In line with Bolsonaro’s 2020 law establishing regulatory frameworks to advance Brazil’s sanitation infrastructure and with the U.N.’s Sustainable Development Goal No. 6 — access to clean water and sanitation for all — the United States should use Lula’s coveted Amazon Summit in 2023 to launch a new strategy to help universalize sanitation services in the Amazon region by 2033.
As part of the reevaluation of U.S. commitments to the Amazon Fund, the United States should work with the Amazon Fund Guidance Committee to outline new criteria within the fund’s guidelines that specifically allocate funding to sanitation infrastructure projects in the Amazon region. Bolsonaro’s 2020 sanitation reform bill received a lot of foreign private investment attention, especially from China. The Chinese company, China Gezhouba Group Company (CGGC), already invests in local water systems in Sao Paulo. While Chinese companies have invested in Brazil’s sanitation infrastructure, they have focused on the rich southeast region. In contrast, the Amazon region’s sanitation network is underfunded, giving the United States an opportunity to have the most impact with its foreign financing.

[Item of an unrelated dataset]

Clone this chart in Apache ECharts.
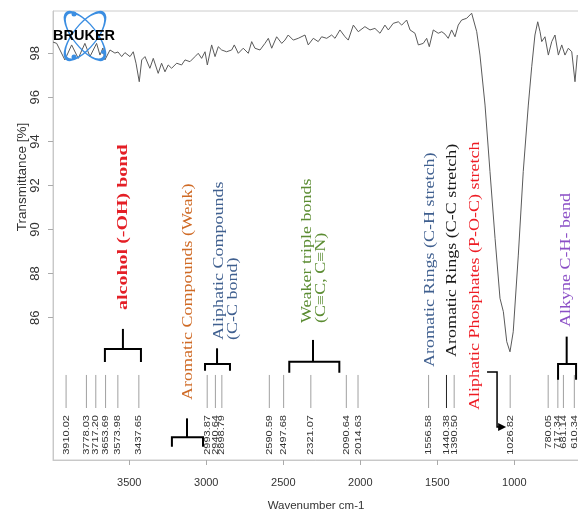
<!DOCTYPE html>
<html>
<head>
<meta charset="utf-8">
<script src="https://cdn.jsdelivr.net/npm/echarts@6/dist/echarts.min.js"></script>
<style>
html,body{margin:0;padding:0;background:#fff;}
#chart{width:578px;height:510px;}
</style>
</head>
<body>
<div id="chart"></div>
<script>
// ---- spectrum (wavenumber cm-1, transmittance %) ----
const specWn = [3995,3971,3918,3874,3831,3788,3755,3712,3690,3671,3658,3625,3593,3573,3549,3528,3495,3474,3456,3435,3419,3398,3366,3344,3312,3290,3268,3247,3225,3192,3160,3138,3106,3073,3052,3030,3008,2993,2965,2943,2922,2900,2868,2835,2818,2792,2760,2727,2705,2684,2651,2619,2597,2575,2543,2510,2489,2468,2435,2403,2359,2338,2305,2273,2251,2218,2186,2164,2132,2099,2078,2045,2013,1970,1937,1905,1872,1840,1818,1786,1753,1731,1699,1677,1645,1623,1591,1569,1552,1526,1494,1471,1450,1429,1407,1385,1364,1342,1309,1277,1266,1244,1223,1190,1158,1125,1093,1071,1049,1028,1007,974,942,909,887,866,848,833,822,801,779,757,736,714,692,671,649,627,606,591];
const specT = [98.51,98.45,97.70,98.38,97.77,98.45,97.85,98.45,97.92,98.24,97.70,98.15,98.01,98.06,97.85,98.03,97.85,98.07,97.55,96.71,97.70,97.85,97.32,97.77,97.09,97.55,97.16,97.47,97.32,97.55,97.47,97.70,97.62,97.85,98.00,97.77,98.07,97.47,98.38,97.85,98.30,98.15,98.07,98.15,98.38,98.00,98.23,98.00,98.53,98.23,98.15,98.45,98.68,98.23,98.75,98.45,98.60,98.83,98.60,98.68,98.83,98.38,98.68,98.53,98.75,98.68,98.83,98.68,99.06,98.75,98.60,99.28,98.98,99.21,99.06,99.13,98.91,99.28,99.06,99.36,99.43,99.28,99.51,99.06,98.91,98.38,98.45,98.68,98.30,99.06,98.91,98.98,98.87,98.68,99.06,98.75,99.28,99.51,99.59,99.82,99.89,98.98,97.92,95.65,92.63,89.60,86.88,86.27,84.91,84.45,85.36,88.84,92.63,95.65,97.39,98.83,99.43,98.98,98.53,98.75,97.92,98.53,98.83,97.92,98.38,97.92,98.23,98.07,96.71,97.92];

// ---- peak picks ----
const peakWn = [3910.02,3778.03,3717.20,3653.69,3573.98,3437.65,2993.87,2940.64,2898.79,2590.59,2497.68,2321.07,2090.64,2014.63,1556.58,1440.38,1390.50,1026.82,780.05,717.34,681.14,610.34];
const darkPeak = [1440.38];

// ---- axis ticks ----
const xTicks = [1000,1500,2000,2500,3000,3500];
const yTicks = [86,88,90,92,94,96,98];

// ---- group annotations ----
const groupText = [
  ['alcohol (-OH) bond'],
  ['Aromatic Compounds (Weak)'],
  ['Aliphatic Compounds','(C-C bond)'],
  ['Weaker triple bonds','(C\u2261C, C\u2261N)'],
  ['Aromatic Rings (C-H stretch)'],
  ['Aromatic Rings (C-C stretch)'],
  ['Aliphatic Phosphates (P-O-C) stretch'],
  ['Alkyne C-H- bend']
];
const groupWn = [3541,3119,2872,2301,1547,1404,1255,664];
// brackets: [left wn, right wn, stem wn]
const bracketWn = [[3658,3424,3541],[3223,3021,3125],[3008,2846,2930],[2461,2136,2307],[716,599,660]];
const arrowWn = [1177,1112,1053];

// ---- layout (positions in transmittance units) & styles ----
const groupAnchorT = [86.35,82.26,84.99,85.76,83.76,84.21,81.81,85.58];
const groupColor = ['#e41f26','#cf6a25','#3f5f8f','#5b8c32','#3f5f8f','#1a1a1a','#ee1c24','#8b4fc6'];
const groupWeight = ['bold','normal','normal','normal','normal','normal','normal','normal'];
const groupSize = [20,18,18,18,18,18,18,18];
const bracketT = [[84.58,83.99,85.49],[80.57,80.14,81.43],[83.90,83.59,84.61],[84.00,83.50,84.99],[83.90,83.18,85.14]]; // bar, leg end, stem top
const arrowT = [83.53,81.04];
const peakLineT = [83.40,81.90];
const peakLabelT = 81.58;

const SANS = '"Liberation Sans", Arial, sans-serif';
const SERIF = '"Liberation Serif", "Times New Roman", serif';

const chart = echarts.init(document.getElementById('chart'), null, {renderer:'canvas'});

const option = {
  animation: false,
  backgroundColor: '#ffffff',
  grid: {left:53, right:-1, top:11, bottom:50, show:true, borderColor:'#cccccc', borderWidth:1,
         backgroundColor:'transparent', containLabel:false, outerBoundsMode:'none'},
  xAxis: {
    type:'value', inverse:true, min:580, max:3995,
    name:'Wavenumber cm-1', nameLocation:'middle', nameGap:40,
    nameTextStyle:{fontSize:11.5, color:'#333', fontFamily:SANS},
    axisLine:{show:true, lineStyle:{color:'#c8c8c8'}},
    axisTick:{show:true, length:5, lineStyle:{color:'#aaaaaa'}, customValues:xTicks},
    axisLabel:{fontSize:11, color:'#333', fontFamily:SANS, margin:17, customValues:xTicks,
               formatter:function(v){ return String(v); }},
    splitLine:{show:false}
  },
  yAxis: {
    type:'value', min:79.54, max:99.92,
    axisLine:{show:true, lineStyle:{color:'#c8c8c8'}},
    axisTick:{show:true, length:5, lineStyle:{color:'#aaaaaa'}, customValues:yTicks},
    axisLabel:{rotate:90, fontSize:13, color:'#333', fontFamily:SANS, margin:11, customValues:yTicks,
               formatter:function(v){ return String(v); }},
    splitLine:{show:false}
  },
  graphic: [
    {type:'text', x:22, y:177, rotation:Math.PI/2, z:10,
     style:{text:'Transmittance [%]', fill:'#333', font:'13.5px '+SANS, align:'center', verticalAlign:'middle'}},
    {type:'circle', x:85, y:36, rotation:-0.9, scaleX:1, scaleY:0.4, z:10,
     shape:{cx:0, cy:0, r:29}, style:{fill:null, stroke:'#3b8ee2', lineWidth:2, strokeNoScale:true}},
    {type:'circle', x:85, y:36, rotation:0.9, scaleX:1, scaleY:0.4, z:10,
     shape:{cx:0, cy:0, r:29}, style:{fill:null, stroke:'#3b8ee2', lineWidth:2, strokeNoScale:true}},
    {type:'circle', x:74, y:14, z:11, shape:{cx:0, cy:0, r:2.5}, style:{fill:'#3b8ee2'}},
    {type:'circle', x:74, y:57, z:11, shape:{cx:0, cy:0, r:2.5}, style:{fill:'#3b8ee2'}},
    {type:'circle', x:103, y:52, z:11, shape:{cx:0, cy:0, r:2}, style:{fill:'#3b8ee2'}},
    {type:'text', x:53, y:36, z:12,
     style:{text:'BRUKER', fill:'#000', font:'bold 14.5px '+SANS, align:'left', verticalAlign:'middle'}}
  ],
  series: [
    {
      type:'line', name:'spectrum',
      data: specWn.map((w,i)=>[w, specT[i]]),
      showSymbol:false, symbol:'none', smooth:false,
      lineStyle:{color:'#5a5a5a', width:1},
      z:2, silent:true
    },
    {
      type:'custom', name:'peaks', silent:true, z:3,
      data: peakWn.map(w=>[w, peakLineT[0]]),
      encode:{x:0, y:1},
      renderItem:function(params, api){
        const w = api.value(0);
        const a = api.coord([w, peakLineT[0]]);
        const b = api.coord([w, peakLineT[1]]);
        const c = api.coord([w, peakLabelT]);
        const dark = darkPeak.indexOf(w) >= 0;
        return {type:'group', children:[
          {type:'line', shape:{x1:a[0], y1:a[1], x2:b[0], y2:b[1]},
           style:{stroke: dark ? '#222' : '#a0a0a0', lineWidth:1}},
          {type:'text', x:c[0], y:c[1], rotation:Math.PI/2, scaleY:0.85,
           style:{text:w.toFixed(2), fill:'#333', font:'11px '+SANS, align:'right', verticalAlign:'middle'}}
        ]};
      }
    },
    {
      type:'custom', name:'brackets', silent:true, z:3,
      data: bracketWn.map((b,i)=>[b[2], bracketT[i][0]]),
      encode:{x:0, y:1},
      renderItem:function(params, api){
        const i = params.dataIndex;
        const b = bracketWn[i], t = bracketT[i];
        const pLe = api.coord([b[0], t[1]]), pL = api.coord([b[0], t[0]]);
        const pR = api.coord([b[1], t[0]]), pRe = api.coord([b[1], t[1]]);
        const pS = api.coord([b[2], t[0]]), pT = api.coord([b[2], t[2]]);
        const children = [
          {type:'polyline', shape:{points:[pLe, pL, pR, pRe]}, style:{stroke:'#000', lineWidth:2, fill:null}},
          {type:'line', shape:{x1:pS[0], y1:pS[1], x2:pT[0], y2:pT[1]}, style:{stroke:'#000', lineWidth:2}}
        ];
        if (i === 0) {
          const q0 = api.coord([arrowWn[0], arrowT[0]]);
          const q1 = api.coord([arrowWn[1], arrowT[0]]);
          const q2 = api.coord([arrowWn[1], arrowT[1]]);
          const q3 = api.coord([arrowWn[2], arrowT[1]]);
          children.push({type:'polyline', shape:{points:[q0, q1, q2, [q3[0]-6, q3[1]]]}, style:{stroke:'#000', lineWidth:1.5, fill:null}});
          children.push({type:'polygon', shape:{points:[[q3[0], q3[1]], [q3[0]-8, q3[1]-4], [q3[0]-8, q3[1]+4]]}, style:{fill:'#000'}});
        }
        return {type:'group', children:children};
      }
    },
    {
      type:'custom', name:'groups', silent:true, z:4,
      data: groupWn.map((w,i)=>[w, groupAnchorT[i]]),
      encode:{x:0, y:1},
      renderItem:function(params, api){
        const i = params.dataIndex;
        const p = api.coord([api.value(0), api.value(1)]);
        return {type:'text', x:p[0], y:p[1], rotation:Math.PI/2, scaleY:0.78,
          style:{text:groupText[i].join('\n'), fill:groupColor[i],
                 font: groupWeight[i] + ' ' + groupSize[i] + 'px ' + SERIF,
                 lineHeight:18, align:'left', verticalAlign:'middle'}};
      }
    }
  ]
};
chart.setOption(option);
</script>
</body>
</html>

Washington should use its Amazon Fund commitments to stake out what sustainable investment in Brazil’s infrastructure looks like, especially in direct contrast to China’s environmentally damaging projects.
Through the incorporation of sanitation reform within the Amazon Fund guidelines, private investments should focus on projects like desalination of seawater in the Northern Bailique Archipelago region. Other sanitation projects should include sanitary sewage extensions and rainwater harvesting.
Many argue that Lula’s presidential campaign promises surrounding deforestation reform and new climate policy will not go far because of the country’s current congressional composition. However, sanitation infrastructure reform offers a huge opportunity for government consensus. Foreign private investment in anti-deforestation initiatives has proven to be a polarizing issue for domestic Brazilian politics, with nationalists accusing conservationists of selling Brazil’s sovereignty. Sanitation, on the other hand, is not a partisan issue, increasing Lula’s chances of bipartisan support.
By committing to finance underfunded Amazonian sanitation infrastructure, Washington can not only build soft power in Brasilia, but also achieve a higher return on investment to prevent environmental degradation. Establishing a strong diplomatic and economic relationship with Lula, especially on climate, will help counter Chinese influence in Brazil and the Latin American region at large.